Ha, with how AppleID works and if you happen to not use it anywhere but on the rare occasion you set up a new mac and want xcode, and have forgotten your password… or it just outright glitches out… I waited a month to get it recovered last time…
The world needs a non-Apple non-Google viable smart phone now more then ever. If only Nokia had stuck with …..
I winder if Apple has been asked (AKA instructed) to spy on citizens by some regime and is preemptively wrapping it in a child protection cover story ???
Iapx432,
I agree. Consolidation usually means consumers loose, but our markets favor fewer, ultra powerful companies over many smaller ones. Still, government regulation isn’t popular, so laissez-faire policies inevitably leads to a few dominant corporations taking over. It seems highly unlikely that we’ll get more significant competition any time soon. Even antitrust lawsuits often do way too little way too late after the competition is dead. IMHO we should take preventative measures to stop abuses before the competition gets wiped out.
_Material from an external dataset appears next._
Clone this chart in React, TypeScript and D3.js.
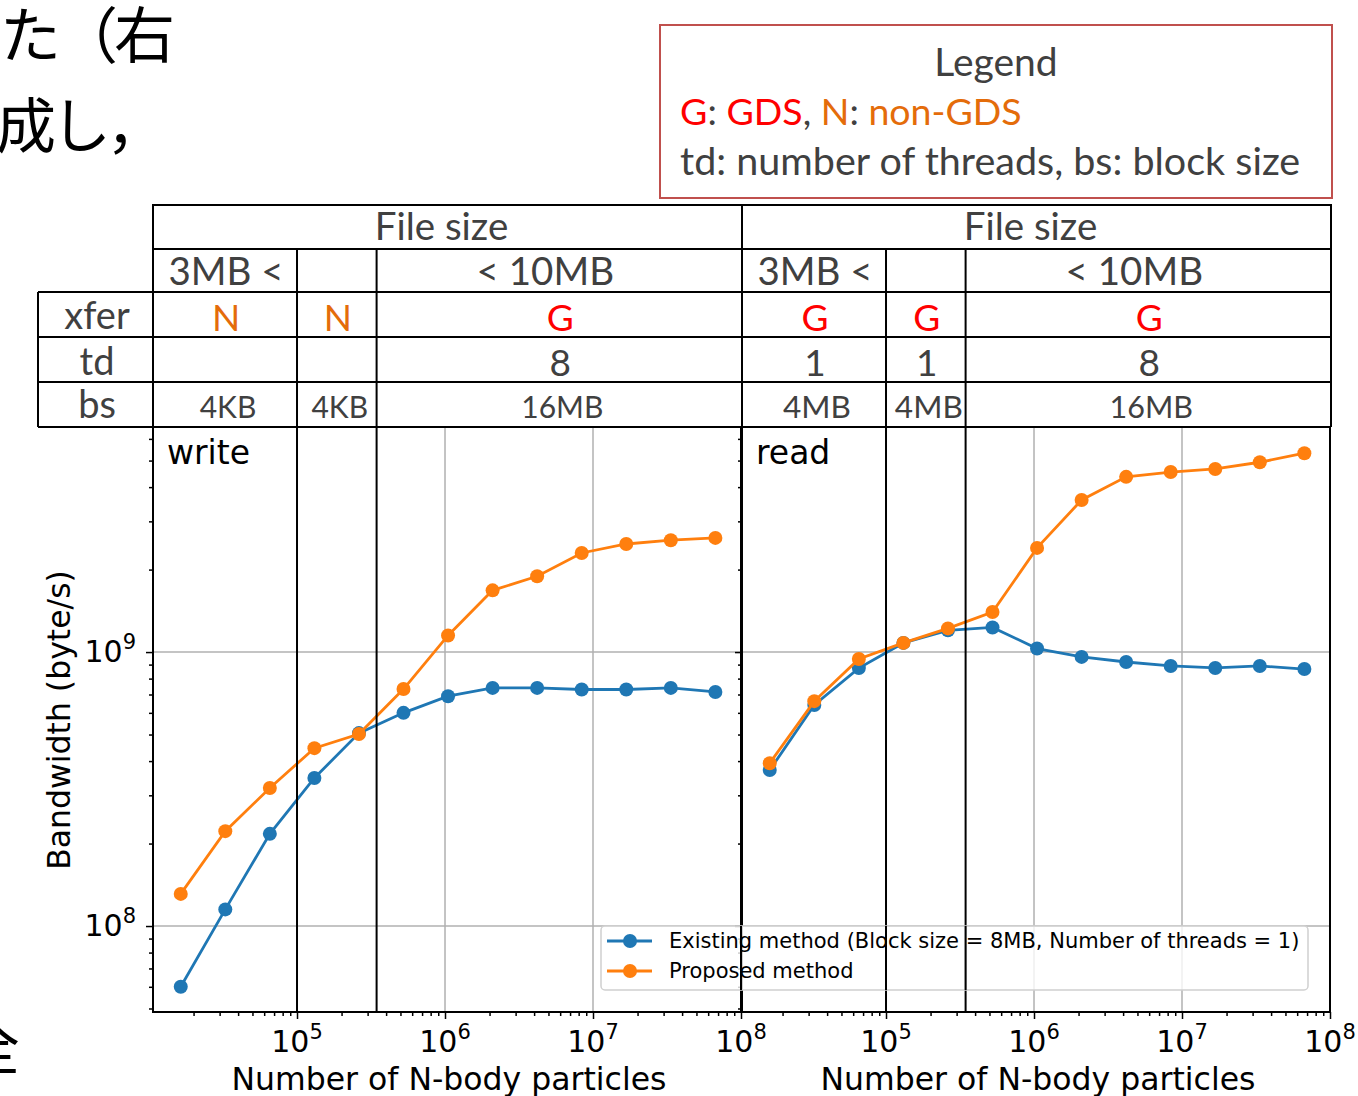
import React, { useRef, useEffect } from 'react';
import * as d3 from 'd3';

// N-body particle counts (x), shared by both panels
const particles = [16384, 32768, 65536, 131072, 262144, 524288, 1048576, 2097152, 4194304, 8388608, 16777216, 33554432, 67108864];

// bandwidth in byte/s
const writeExisting = [6.0e7, 1.15e8, 2.17e8, 3.47e8, 5.06e8, 6.0e8, 6.9e8, 7.4e8, 7.4e8, 7.3e8, 7.3e8, 7.4e8, 7.15e8];
const writeProposed = [1.31e8, 2.22e8, 3.19e8, 4.46e8, 5.02e8, 7.33e8, 1.15e9, 1.68e9, 1.89e9, 2.3e9, 2.48e9, 2.56e9, 2.61e9];
const readExisting = [3.71e8, 6.41e8, 8.74e8, 1.08e9, 1.2e9, 1.23e9, 1.03e9, 9.6e8, 9.2e8, 8.9e8, 8.75e8, 8.9e8, 8.67e8];
const readProposed = [3.93e8, 6.62e8, 9.43e8, 1.08e9, 1.22e9, 1.4e9, 2.4e9, 3.59e9, 4.36e9, 4.54e9, 4.66e9, 4.93e9, 5.32e9];

const xTicks = [1e5, 1e6, 1e7, 1e8];
const yTicks = [1e8, 1e9];
// black separators drawn over the plots (file size ranges)
const dividers = [1e5, 3.45e5];

const seriesNames = ['Existing method (Block size = 8MB, Number of threads = 1)', 'Proposed method'];
const rowLabels = ['xfer', 'td', 'bs'];
const fileSizeCells = ['3MB <', '', '< 10MB'];
const writeXfer = ['N', 'N', 'G'];
const writeTd = ['', '', '8'];
const writeBs = ['4KB', '4KB', '16MB'];
const readXfer = ['G', 'G', 'G'];
const readTd = ['1', '1', '8'];
const readBs = ['4MB', '4MB', '16MB'];

const BLUE = '#1f77b4';
const ORANGE = '#ff7f0e';
const RED_TXT = '#ff0000';
const ORANGE_TXT = '#e46c0a';
const GREY_TXT = '#404040';
const MPL = 'DejaVu Sans, sans-serif';
const PPT = 'Lato, Carlito, sans-serif';
const CJK = '"Noto Sans CJK JP", sans-serif';

const App = () => {
    const ref = useRef<SVGSVGElement | null>(null);

    useEffect(() => {
        const svg = d3.select(ref.current);
        svg.selectAll('*').remove();

        const top = 427, bottom = 1012;
        const rowY = [205, 249, 292, 337, 382, 427];
        const y = d3.scaleLog().domain([4.855e7, 6.63e9]).range([bottom, top]);

        const panels = [
            { name: 'write', x0: 153, x1: 741, existing: writeExisting, proposed: writeProposed, xfer: writeXfer, td: writeTd, bs: writeBs, bsSize: [30, 30, 30] },
            { name: 'read', x0: 742, x1: 1330, existing: readExisting, proposed: readProposed, xfer: readXfer, td: readTd, bs: readBs, bsSize: [31.5, 31.5, 30.5] },
        ];

        // Japanese body text clipped at the page edges
        svg.append('text').attr('x', 0).attr('y', 58).text('た（右').attr('letter-spacing', -4)
            .style('font-family', CJK).style('font-size', '61px').style('fill', '#000');
        svg.append('text').attr('x', -4).attr('y', 148).text('成し，').attr('letter-spacing', -5)
            .style('font-family', CJK).style('font-size', '60px').style('fill', '#000');
        svg.append('text').attr('x', -40).attr('y', 1070).text('全')
            .style('font-family', CJK).style('font-size', '60px').style('fill', '#000');

        // legend box (top right)
        svg.append('rect').attr('x', 660).attr('y', 25).attr('width', 672).attr('height', 173)
            .attr('fill', 'white').attr('stroke', '#c0504d').attr('stroke-width', 2);
        svg.append('text').attr('x', 996).attr('y', 76).attr('text-anchor', 'middle').text('Legend')
            .style('font-family', PPT).style('font-size', '39px').style('fill', GREY_TXT);
        const lg = svg.append('text').attr('x', 680).attr('y', 125)
            .style('font-family', PPT).style('font-size', '37.5px').style('fill', GREY_TXT);
        [['G', RED_TXT], [': ', GREY_TXT], ['GDS', RED_TXT], [', ', GREY_TXT], ['N', ORANGE_TXT], [': ', GREY_TXT], ['non-GDS', ORANGE_TXT]]
            .forEach(([t, c]) => lg.append('tspan').text(t).style('fill', c));
        svg.append('text').attr('x', 680).attr('y', 175).text('td: number of threads, bs: block size')
            .style('font-family', PPT).style('font-size', '39.5px').style('fill', GREY_TXT);

        const tableText = (x, yy, t, size, color = GREY_TXT) => {
            svg.append('text').attr('x', x).attr('y', yy).attr('text-anchor', 'middle').text(t)
                .style('font-family', PPT).style('font-size', size + 'px').style('fill', color);
        };
        const line = (x1, y1, x2, y2, w = 2, c = '#000') => {
            svg.append('line').attr('x1', x1).attr('y1', y1).attr('x2', x2).attr('y2', y2)
                .attr('stroke', c).attr('stroke-width', w);
        };

        panels.forEach(p => {
            const x = d3.scaleLog().domain([1.064e4, 1e8]).range([p.x0, p.x1]);
            const g = svg.append('g');

            // grid
            xTicks.slice(0, 3).forEach(t => {
                g.append('line').attr('x1', x(t)).attr('x2', x(t)).attr('y1', top).attr('y2', bottom)
                    .attr('stroke', '#b0b0b0').attr('stroke-width', 1.5);
            });
            yTicks.forEach(t => {
                g.append('line').attr('x1', p.x0).attr('x2', p.x1).attr('y1', y(t)).attr('y2', y(t))
                    .attr('stroke', '#b0b0b0').attr('stroke-width', 1.5);
            });

            // series
            const lineGen = d3.line<number>().x((d, i) => x(particles[i])).y(d => y(d));
            [[p.existing, BLUE], [p.proposed, ORANGE]].forEach(([vals, c]) => {
                g.append('path').attr('d', lineGen(vals as number[])).attr('fill', 'none')
                    .attr('stroke', c).attr('stroke-width', 2.8);
                g.selectAll(null).data(vals as number[]).enter().append('circle')
                    .attr('cx', (d, i) => x(particles[i])).attr('cy', d => y(d)).attr('r', 7)
                    .attr('fill', c);
            });

            // ticks: x
            const xAxis = d3.axisBottom(x).tickValues(xTicks).tickSize(7).tickFormat(() => '');
            g.append('g').attr('transform', `translate(0,${bottom})`).call(xAxis);
            const minorX = [];
            for (let e = 4; e < 8; e++) for (let m = 2; m <= 9; m++) if (m * 10 ** e > 1.064e4) minorX.push(m * 10 ** e);
            const xMinor = d3.axisBottom(x).tickValues(minorX).tickSize(4).tickFormat(() => '');
            g.append('g').attr('transform', `translate(0,${bottom})`).call(xMinor);
            xTicks.forEach(t => {
                const lab = g.append('text').attr('x', x(t)).attr('y', 1052).attr('text-anchor', 'middle')
                    .style('font-family', MPL).style('font-size', '30px').style('fill', '#000');
                lab.append('tspan').text('10');
                lab.append('tspan').text(String(Math.round(Math.log10(t)))).attr('dy', -13).style('font-size', '21px');
            });

            // ticks: y
            const yAxis = d3.axisLeft(y).tickValues(yTicks).tickSize(7).tickFormat(() => '');
            g.append('g').attr('transform', `translate(${p.x0},0)`).call(yAxis);
            const minorY = [];
            for (let e = 7; e < 10; e++) for (let m = 2; m <= 9; m++) if (m * 10 ** e > 4.855e7 && m * 10 ** e < 6.63e9) minorY.push(m * 10 ** e);
            const yMinor = d3.axisLeft(y).tickValues(minorY).tickSize(4).tickFormat(() => '');
            g.append('g').attr('transform', `translate(${p.x0},0)`).call(yMinor);
            g.selectAll('.domain').remove();
            g.selectAll('.tick line').attr('stroke', '#000').attr('stroke-width', 1.5);
            if (p.name === 'write') {
                yTicks.forEach(t => {
                    const lab = g.append('text').attr('x', 136).attr('y', y(t) + 10).attr('text-anchor', 'end')
                        .style('font-family', MPL).style('font-size', '30px').style('fill', '#000');
                    lab.append('tspan').text('10');
                    lab.append('tspan').text(String(Math.round(Math.log10(t)))).attr('dy', -13).style('font-size', '21px');
                });
            }

            // frame
            g.append('rect').attr('x', p.x0).attr('y', top).attr('width', p.x1 - p.x0).attr('height', bottom - top)
                .attr('fill', 'none').attr('stroke', '#000').attr('stroke-width', 2);

            g.append('text').attr('x', p.x0 + 14).attr('y', 464).text(p.name)
                .style('font-family', MPL).style('font-size', '33px').style('fill', '#000');
            g.append('text').attr('x', (p.x0 + p.x1) / 2 + 2).attr('y', 1090).attr('text-anchor', 'middle')
                .text('Number of N-body particles')
                .style('font-family', MPL).style('font-size', '31.5px').style('fill', '#000');

            // table over the panel
            const cols = [x.domain()[0], ...dividers, 1e8].map(v => x(v));
            const xL = p.x0, xR = p.x1 + 1;
            cols[0] = xL; cols[3] = xR;
            tableText((xL + xR) / 2 - 6, 240, 'File size', 38.5);
            for (let c = 0; c < 3; c++) {
                const cx = (cols[c] + cols[c + 1]) / 2;
                tableText(c === 2 ? cx - 14 : cx + 1, 285, fileSizeCells[c], 38.5);
                tableText(cx + 1, 331, p.xfer[c], 37, p.xfer[c] === 'G' ? RED_TXT : ORANGE_TXT);
                tableText(cx + 1, 376, p.td[c], 37);
                tableText(cx + 3, 418, p.bs[c], p.bsSize[c]);
            }
            for (let r = 0; r < 5; r++) line(xL - 1, rowY[r], xR + 1, rowY[r]);
            line(xL, rowY[0], xL, top);
            line(xR, rowY[0], xR, top);
            dividers.forEach(d => line(x(d), rowY[1], x(d), bottom));
        });

        // row header column
        line(38, rowY[2], 153, rowY[2]);
        line(38, rowY[3], 153, rowY[3]);
        line(38, rowY[4], 153, rowY[4]);
        line(38, rowY[5], 153, rowY[5]);
        line(38, rowY[2], 38, rowY[5]);
        rowLabels.forEach((t, i) => tableText(97, [329, 375, 418][i], t, 38));

        // y label
        svg.append('text').attr('transform', 'translate(70,720) rotate(-90)').attr('text-anchor', 'middle')
            .text('Bandwidth (byte/s)')
            .style('font-family', MPL).style('font-size', '31.5px').style('fill', '#000');

        // series legend spanning both panels
        const leg = svg.append('g');
        leg.append('rect').attr('x', 601).attr('y', 926).attr('width', 707).attr('height', 64).attr('rx', 4)
            .attr('fill', 'white').attr('fill-opacity', 0.8).attr('stroke', '#d0d0d0').attr('stroke-width', 1.5);
        [BLUE, ORANGE].forEach((c, i) => {
            const yy = 941 + i * 30;
            leg.append('line').attr('x1', 607).attr('x2', 652).attr('y1', yy).attr('y2', yy)
                .attr('stroke', c).attr('stroke-width', 2.8);
            leg.append('circle').attr('cx', 630).attr('cy', yy).attr('r', 7).attr('fill', c);
            leg.append('text').attr('x', 669).attr('y', yy + 7).text(seriesNames[i])
                .style('font-family', MPL).style('font-size', '21px').style('fill', '#000');
        });
        // separators are drawn over the legend in the figure
        const xr = d3.scaleLog().domain([1.064e4, 1e8]).range([742, 1330]);
        line(741, 926, 741, 990);
        line(xr(dividers[0]), 926, xr(dividers[0]), 990);
        line(xr(dividers[1]), 926, xr(dividers[1]), 990);
    }, []);

    return (
        <div style={{ position: 'absolute', left: 0, top: 0 }}>
            <svg ref={ref} width={1358} height={1096} style={{ display: 'block', background: '#fff' }} />
        </div>
    );
};

export default App;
I’m pretty sure apple already cooperates with law enforcement when they provide a warrant because legally they have to. The difference here is that they’re making the transition to warrant-less surveillance. Who knows if this is voluntary or not. Regardless, as the article mentions, once apple builds this it will no longer be possible to tell the government it is unable to comply This is why it’s such a slippery slope.
Alfman,
I don’t think that was always the case. Seems like a very different Apple in 2021 vs 2016.
https://www.apple.com/customer-letter/
I don’t have an iPhone, but if I did I would not photograph my own kids, Why take the chance?
lapx432,
Wow, there’s a hell of a lot of contrast between apple’s statements then and today.
I’ve got a lot of nitpicks with apple’s PR assertions, but you are right there’s a stark difference that I didn’t quite remember before you posted the link.